• **INSTRUCTIONS FOR THE TASK**:
In the entries below, count every line containing "matplotlib". Return the number and nothing else.

• **RECORD EXCERPTS**:

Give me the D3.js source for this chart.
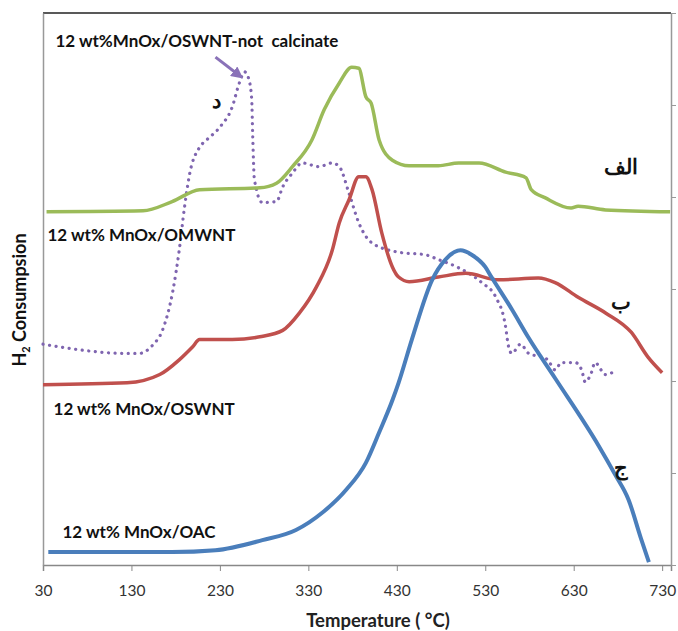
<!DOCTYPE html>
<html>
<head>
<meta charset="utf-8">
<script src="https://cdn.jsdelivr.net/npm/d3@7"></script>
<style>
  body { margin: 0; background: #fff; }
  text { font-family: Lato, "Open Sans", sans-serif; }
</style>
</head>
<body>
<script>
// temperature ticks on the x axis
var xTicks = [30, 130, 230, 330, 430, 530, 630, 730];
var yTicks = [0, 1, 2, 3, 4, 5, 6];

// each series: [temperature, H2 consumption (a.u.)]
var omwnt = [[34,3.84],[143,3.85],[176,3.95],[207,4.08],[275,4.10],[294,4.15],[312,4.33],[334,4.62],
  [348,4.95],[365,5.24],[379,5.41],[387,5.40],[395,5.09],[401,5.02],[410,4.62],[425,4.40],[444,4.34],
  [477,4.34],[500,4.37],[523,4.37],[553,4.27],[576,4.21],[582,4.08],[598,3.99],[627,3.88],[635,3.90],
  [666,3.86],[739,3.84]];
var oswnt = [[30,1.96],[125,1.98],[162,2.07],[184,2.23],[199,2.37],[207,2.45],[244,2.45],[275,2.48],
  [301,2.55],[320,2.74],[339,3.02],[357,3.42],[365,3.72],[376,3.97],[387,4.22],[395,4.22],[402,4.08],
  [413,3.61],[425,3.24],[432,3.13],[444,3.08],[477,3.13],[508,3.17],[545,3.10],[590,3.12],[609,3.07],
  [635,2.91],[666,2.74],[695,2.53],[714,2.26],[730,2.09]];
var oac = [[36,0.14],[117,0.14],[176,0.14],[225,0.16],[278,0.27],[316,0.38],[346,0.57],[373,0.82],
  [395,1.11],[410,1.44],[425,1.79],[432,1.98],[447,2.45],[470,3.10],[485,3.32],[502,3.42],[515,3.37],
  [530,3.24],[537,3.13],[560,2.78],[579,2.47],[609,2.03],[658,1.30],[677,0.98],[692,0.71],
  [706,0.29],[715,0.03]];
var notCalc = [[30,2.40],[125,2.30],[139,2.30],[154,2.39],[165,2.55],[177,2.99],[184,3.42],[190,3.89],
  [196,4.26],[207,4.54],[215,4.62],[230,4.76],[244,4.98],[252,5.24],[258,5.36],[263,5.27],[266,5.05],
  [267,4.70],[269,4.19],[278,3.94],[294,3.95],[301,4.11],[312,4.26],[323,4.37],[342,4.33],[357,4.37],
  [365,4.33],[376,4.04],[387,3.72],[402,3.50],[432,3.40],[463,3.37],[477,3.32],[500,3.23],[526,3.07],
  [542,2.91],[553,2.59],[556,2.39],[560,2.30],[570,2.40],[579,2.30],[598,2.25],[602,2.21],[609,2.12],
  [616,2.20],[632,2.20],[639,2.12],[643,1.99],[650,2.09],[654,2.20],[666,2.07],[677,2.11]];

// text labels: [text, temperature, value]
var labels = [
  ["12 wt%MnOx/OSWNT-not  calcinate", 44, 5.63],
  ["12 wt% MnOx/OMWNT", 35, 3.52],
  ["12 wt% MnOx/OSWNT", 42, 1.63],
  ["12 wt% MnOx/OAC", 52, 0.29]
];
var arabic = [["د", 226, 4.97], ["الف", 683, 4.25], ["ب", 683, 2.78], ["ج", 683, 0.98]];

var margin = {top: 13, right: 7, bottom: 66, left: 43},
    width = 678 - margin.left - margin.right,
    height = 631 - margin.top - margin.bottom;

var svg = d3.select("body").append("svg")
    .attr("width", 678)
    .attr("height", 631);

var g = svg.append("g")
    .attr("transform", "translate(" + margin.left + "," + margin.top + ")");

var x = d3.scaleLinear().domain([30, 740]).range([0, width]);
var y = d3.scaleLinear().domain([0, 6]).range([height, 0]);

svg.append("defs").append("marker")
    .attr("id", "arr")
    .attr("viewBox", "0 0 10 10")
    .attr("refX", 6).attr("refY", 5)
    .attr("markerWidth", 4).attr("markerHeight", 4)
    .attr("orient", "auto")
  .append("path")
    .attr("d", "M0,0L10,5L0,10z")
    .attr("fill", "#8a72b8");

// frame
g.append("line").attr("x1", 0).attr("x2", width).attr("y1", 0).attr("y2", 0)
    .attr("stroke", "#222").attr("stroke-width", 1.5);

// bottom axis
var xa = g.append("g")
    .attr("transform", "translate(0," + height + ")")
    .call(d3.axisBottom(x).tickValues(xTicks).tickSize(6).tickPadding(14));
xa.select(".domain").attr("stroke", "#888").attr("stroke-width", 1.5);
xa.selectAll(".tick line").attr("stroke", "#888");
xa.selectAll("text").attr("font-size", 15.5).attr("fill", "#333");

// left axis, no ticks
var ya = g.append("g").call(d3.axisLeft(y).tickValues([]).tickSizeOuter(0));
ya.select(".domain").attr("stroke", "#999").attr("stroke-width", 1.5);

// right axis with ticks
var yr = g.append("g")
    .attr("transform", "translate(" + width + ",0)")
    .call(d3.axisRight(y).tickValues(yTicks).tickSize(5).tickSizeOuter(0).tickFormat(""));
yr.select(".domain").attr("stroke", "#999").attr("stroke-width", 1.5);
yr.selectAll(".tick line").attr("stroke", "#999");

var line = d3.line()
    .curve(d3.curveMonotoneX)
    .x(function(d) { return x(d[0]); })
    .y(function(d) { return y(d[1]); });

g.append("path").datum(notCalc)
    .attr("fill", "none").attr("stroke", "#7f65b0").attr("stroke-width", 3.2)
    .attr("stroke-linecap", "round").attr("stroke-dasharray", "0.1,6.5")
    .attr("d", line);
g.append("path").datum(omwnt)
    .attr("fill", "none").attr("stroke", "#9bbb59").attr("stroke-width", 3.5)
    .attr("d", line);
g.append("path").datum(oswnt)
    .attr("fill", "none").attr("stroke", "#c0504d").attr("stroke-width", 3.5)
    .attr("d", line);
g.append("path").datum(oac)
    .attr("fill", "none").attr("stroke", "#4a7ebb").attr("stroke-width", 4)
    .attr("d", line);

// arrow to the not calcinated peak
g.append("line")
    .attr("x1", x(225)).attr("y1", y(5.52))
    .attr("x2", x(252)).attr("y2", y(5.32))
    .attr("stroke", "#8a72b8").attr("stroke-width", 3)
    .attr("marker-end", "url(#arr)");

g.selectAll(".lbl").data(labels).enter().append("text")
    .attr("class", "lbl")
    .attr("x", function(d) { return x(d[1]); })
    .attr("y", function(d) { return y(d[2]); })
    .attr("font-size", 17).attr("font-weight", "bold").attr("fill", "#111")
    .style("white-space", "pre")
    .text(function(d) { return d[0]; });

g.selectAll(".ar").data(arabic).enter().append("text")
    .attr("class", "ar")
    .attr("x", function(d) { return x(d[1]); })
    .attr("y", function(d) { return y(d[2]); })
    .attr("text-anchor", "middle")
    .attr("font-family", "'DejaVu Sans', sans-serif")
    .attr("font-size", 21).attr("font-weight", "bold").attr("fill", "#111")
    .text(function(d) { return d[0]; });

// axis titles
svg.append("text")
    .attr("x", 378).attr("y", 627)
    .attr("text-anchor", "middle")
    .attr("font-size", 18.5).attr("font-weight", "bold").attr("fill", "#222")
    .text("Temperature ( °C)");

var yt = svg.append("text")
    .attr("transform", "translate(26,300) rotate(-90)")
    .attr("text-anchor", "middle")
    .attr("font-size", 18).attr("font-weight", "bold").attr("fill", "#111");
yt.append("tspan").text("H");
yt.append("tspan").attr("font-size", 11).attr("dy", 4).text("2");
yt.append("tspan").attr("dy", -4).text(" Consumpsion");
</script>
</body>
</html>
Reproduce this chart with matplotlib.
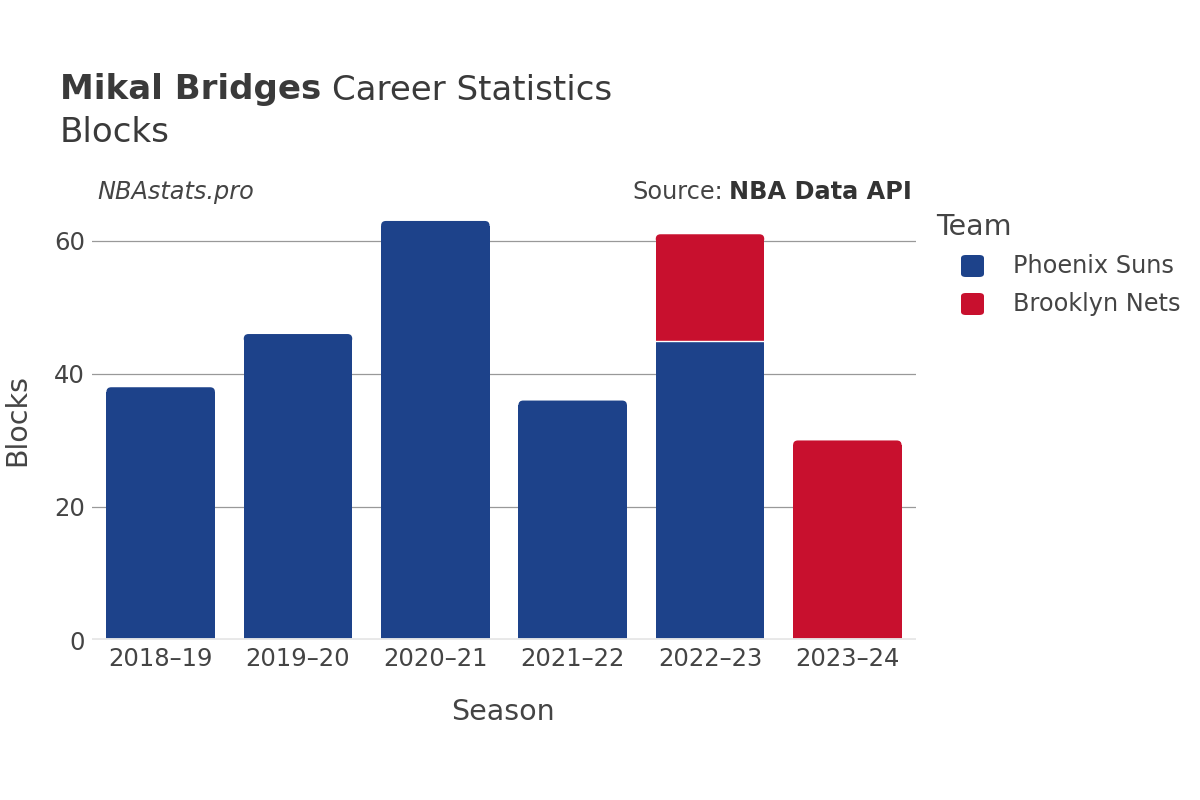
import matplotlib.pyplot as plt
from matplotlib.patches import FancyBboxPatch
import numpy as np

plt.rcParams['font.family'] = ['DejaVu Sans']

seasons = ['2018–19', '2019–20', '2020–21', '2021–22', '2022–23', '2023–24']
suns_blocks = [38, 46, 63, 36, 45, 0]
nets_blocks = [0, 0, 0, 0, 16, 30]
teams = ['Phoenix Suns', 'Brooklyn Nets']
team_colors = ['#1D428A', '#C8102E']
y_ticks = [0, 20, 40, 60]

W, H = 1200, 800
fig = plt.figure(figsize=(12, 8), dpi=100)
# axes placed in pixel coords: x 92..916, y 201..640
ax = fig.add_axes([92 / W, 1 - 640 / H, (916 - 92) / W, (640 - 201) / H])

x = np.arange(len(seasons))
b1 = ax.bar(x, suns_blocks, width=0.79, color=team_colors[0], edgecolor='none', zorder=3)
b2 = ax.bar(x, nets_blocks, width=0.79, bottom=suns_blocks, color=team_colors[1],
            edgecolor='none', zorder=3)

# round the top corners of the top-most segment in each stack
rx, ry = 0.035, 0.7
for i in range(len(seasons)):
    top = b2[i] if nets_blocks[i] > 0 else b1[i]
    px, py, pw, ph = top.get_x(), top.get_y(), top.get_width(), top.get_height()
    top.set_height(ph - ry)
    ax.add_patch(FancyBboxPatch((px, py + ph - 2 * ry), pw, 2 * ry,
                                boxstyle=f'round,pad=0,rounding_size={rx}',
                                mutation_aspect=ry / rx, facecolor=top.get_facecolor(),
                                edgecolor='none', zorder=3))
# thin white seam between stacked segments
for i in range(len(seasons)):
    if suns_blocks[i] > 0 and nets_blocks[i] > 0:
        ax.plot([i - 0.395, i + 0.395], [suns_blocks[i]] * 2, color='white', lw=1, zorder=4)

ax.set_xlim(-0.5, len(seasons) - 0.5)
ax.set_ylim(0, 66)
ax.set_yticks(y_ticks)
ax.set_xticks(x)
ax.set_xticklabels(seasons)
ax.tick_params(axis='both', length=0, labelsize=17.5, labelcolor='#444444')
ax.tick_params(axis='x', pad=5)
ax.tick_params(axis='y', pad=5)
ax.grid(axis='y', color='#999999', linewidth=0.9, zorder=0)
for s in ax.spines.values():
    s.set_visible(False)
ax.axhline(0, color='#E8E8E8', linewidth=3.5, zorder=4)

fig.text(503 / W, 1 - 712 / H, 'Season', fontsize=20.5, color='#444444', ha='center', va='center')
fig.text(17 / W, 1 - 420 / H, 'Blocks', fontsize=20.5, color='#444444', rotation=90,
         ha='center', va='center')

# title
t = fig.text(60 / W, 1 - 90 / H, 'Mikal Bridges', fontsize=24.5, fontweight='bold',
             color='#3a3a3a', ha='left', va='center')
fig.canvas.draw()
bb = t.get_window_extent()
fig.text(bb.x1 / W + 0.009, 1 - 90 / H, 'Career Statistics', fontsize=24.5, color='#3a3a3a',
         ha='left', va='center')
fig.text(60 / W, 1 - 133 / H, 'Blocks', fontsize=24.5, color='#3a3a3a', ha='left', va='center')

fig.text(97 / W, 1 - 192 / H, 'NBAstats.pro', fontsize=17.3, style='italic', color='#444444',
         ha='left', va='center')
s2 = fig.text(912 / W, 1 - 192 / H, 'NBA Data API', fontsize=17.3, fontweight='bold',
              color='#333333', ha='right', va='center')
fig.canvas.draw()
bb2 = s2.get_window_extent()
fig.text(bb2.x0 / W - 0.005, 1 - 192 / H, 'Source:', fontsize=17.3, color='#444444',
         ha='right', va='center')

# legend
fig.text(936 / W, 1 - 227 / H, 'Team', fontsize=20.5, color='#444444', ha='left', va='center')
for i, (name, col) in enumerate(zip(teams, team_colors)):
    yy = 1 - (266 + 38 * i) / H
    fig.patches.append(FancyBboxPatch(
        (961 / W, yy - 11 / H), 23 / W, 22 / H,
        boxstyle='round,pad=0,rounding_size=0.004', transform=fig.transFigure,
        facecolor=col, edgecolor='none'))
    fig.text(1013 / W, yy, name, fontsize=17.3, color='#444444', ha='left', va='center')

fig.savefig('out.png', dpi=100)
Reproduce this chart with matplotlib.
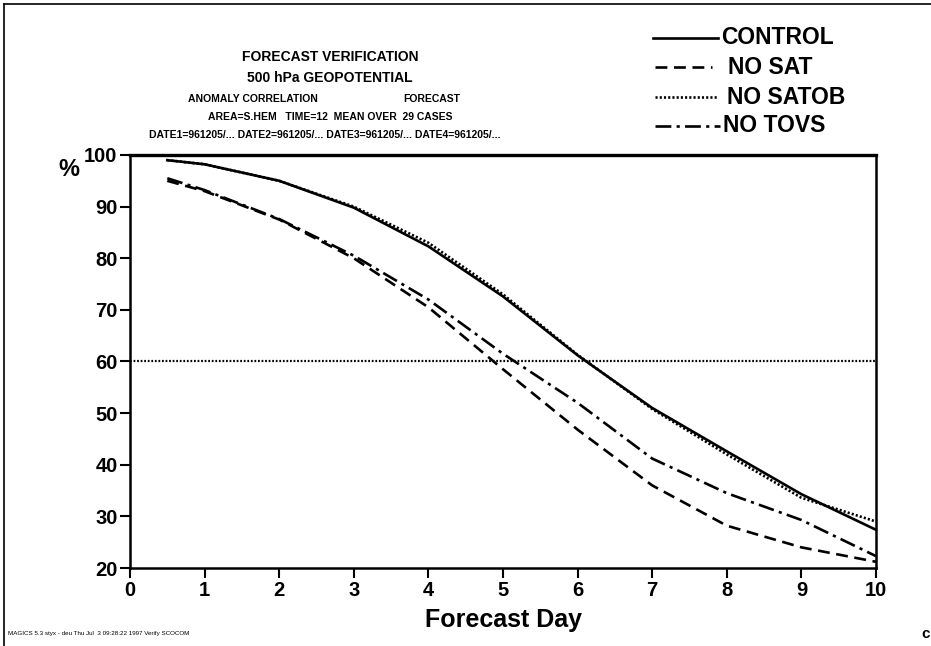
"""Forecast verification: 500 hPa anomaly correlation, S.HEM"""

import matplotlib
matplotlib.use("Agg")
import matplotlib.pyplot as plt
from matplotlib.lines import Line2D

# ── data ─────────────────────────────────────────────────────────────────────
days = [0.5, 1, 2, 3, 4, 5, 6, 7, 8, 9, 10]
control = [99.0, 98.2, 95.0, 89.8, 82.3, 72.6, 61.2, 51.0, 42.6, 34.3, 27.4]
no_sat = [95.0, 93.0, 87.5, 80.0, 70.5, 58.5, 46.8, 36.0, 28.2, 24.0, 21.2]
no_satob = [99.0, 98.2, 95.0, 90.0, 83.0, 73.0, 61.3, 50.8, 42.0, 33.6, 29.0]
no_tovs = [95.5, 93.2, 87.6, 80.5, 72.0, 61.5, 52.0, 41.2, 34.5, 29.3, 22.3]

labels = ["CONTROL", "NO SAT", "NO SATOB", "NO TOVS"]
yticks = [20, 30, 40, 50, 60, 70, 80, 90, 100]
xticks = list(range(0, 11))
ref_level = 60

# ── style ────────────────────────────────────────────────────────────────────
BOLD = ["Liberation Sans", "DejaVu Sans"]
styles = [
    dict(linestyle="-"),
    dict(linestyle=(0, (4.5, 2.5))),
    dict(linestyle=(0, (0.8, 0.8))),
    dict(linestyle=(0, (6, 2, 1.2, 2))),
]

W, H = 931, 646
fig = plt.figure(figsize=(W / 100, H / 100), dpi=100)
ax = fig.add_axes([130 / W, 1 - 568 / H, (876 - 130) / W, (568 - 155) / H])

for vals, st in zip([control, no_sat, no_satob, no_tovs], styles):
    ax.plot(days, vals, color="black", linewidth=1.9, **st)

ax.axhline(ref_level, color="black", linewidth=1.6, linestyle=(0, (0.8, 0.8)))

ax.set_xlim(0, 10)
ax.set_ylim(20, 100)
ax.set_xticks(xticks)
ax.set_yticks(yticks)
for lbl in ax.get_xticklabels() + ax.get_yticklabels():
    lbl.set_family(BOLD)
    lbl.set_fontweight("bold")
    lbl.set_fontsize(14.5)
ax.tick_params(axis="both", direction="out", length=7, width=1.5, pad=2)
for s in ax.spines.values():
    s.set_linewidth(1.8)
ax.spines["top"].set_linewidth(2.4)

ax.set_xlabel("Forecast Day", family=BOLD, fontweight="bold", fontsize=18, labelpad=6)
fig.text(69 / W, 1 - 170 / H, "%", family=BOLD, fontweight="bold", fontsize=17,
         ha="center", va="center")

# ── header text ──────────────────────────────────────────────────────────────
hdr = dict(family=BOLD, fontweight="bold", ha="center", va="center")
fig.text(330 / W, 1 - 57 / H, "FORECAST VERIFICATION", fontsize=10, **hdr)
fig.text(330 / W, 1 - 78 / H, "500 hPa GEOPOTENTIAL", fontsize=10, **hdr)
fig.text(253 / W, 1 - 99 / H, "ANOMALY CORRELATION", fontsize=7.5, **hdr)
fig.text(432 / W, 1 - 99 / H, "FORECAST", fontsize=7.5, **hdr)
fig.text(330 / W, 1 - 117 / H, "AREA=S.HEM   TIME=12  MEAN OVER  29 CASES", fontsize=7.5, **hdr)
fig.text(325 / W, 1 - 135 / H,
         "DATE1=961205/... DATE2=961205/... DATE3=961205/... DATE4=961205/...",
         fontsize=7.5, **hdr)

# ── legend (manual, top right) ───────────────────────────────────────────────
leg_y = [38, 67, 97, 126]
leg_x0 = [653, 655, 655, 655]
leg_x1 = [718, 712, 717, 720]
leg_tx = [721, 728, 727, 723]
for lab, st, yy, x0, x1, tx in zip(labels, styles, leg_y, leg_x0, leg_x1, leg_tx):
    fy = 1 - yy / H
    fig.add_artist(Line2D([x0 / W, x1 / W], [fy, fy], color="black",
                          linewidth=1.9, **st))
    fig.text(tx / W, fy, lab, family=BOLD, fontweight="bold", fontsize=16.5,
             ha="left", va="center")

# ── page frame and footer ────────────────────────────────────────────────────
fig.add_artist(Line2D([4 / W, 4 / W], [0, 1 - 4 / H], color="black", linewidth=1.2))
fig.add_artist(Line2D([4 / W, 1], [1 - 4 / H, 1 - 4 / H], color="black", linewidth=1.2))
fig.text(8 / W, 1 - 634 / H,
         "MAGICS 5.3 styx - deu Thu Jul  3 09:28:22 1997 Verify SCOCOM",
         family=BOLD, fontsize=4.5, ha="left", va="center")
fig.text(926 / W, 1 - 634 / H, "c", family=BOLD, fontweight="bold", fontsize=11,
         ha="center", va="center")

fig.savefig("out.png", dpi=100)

• **WRITTEN RESPONSE**:
8